Former aerospace company

Pioneer Rocketplane was an aerospace design and development company intent on developing affordable crewed space flight. The company is most famous for advocating a horizontal takeoff, turbo-jet and rocket propelled, aerial-refueled, rocket plane concept called the Pathfinder. The company still exists, but is no longer in operation. Pioneer's intellectual property is now owned by Rocketplane Limited, Inc., however Rocketplane Limited does not employ any of the principals of Pioneer Rocketplane.

==History==

===The "Black Horse" study===
The "Black Horse" study began with a bar napkin at the White Sands Missile Range Officers’ Club on May 12, 1993. The original concept was developed by then Air Force Captain Mitchell Burnside Clapp, who envisioned an aerial refueled, rocket-powered single-stage to orbit (SSTO) vehicle using jet fuel and hydrogen peroxide. This concept seemed a natural match for the Air Force's TransAtmospheric Vehicle (TAV) mission and studies began at the USAF Phillips Laboratory. Aerospace engineering legend Burt Rutan and noted aircraft designer Dan Raymer contributed input to the development of the design.

===The private sector===
Mitchell Burnside Clapp left the Air Force in 1996. Teaming up with Robert Zubrin and promoter Charles Lauer, he founded Pioneer Rocketplane. To help the new company get started, it allied with Dr. Zubrin's research company, Pioneer Astronautics, in Lakewood, Colorado. General Tony McPeak, now retired from the Air Force, joined the company as chairman of the board. During this time Pioneer Rocketplane refined the concept for the Pathfinder rocketplane. It had to require no new engine developments, which would postpone the first flight by years. It had to be built by subcontractors to avoid the time and expense of building an in-house manufacturing capability. Most importantly, it must be able to support the requirements for the new low Earth orbit communications satellites. This led to the switch from hydrogen peroxide to liquid oxygen as the preferred oxidizer, and drove an increase in overall size.
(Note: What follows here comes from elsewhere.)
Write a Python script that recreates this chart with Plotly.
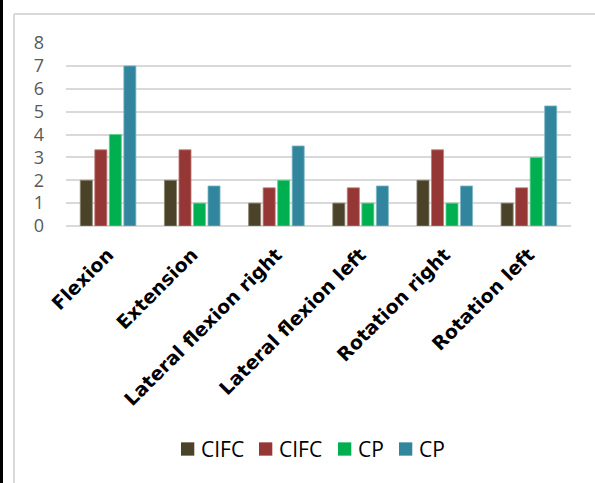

Version 2.0 of the Pathfinder concept was delivered in 1997 by Conceptual Research Corporation.

===Rocketplane Limited===
In 2001, Rocketplane Limited, Inc. was formed. Pioneer Rocketplane is a part owner of Rocketplane Limited, but ceased operations as an independent company. Rocketplane Limited purchased the intellectual property of Pioneer and put in place an all new management and engineering team to push the development of the Rocketplane XP. In 2006, it acquired Kistler Aerospace.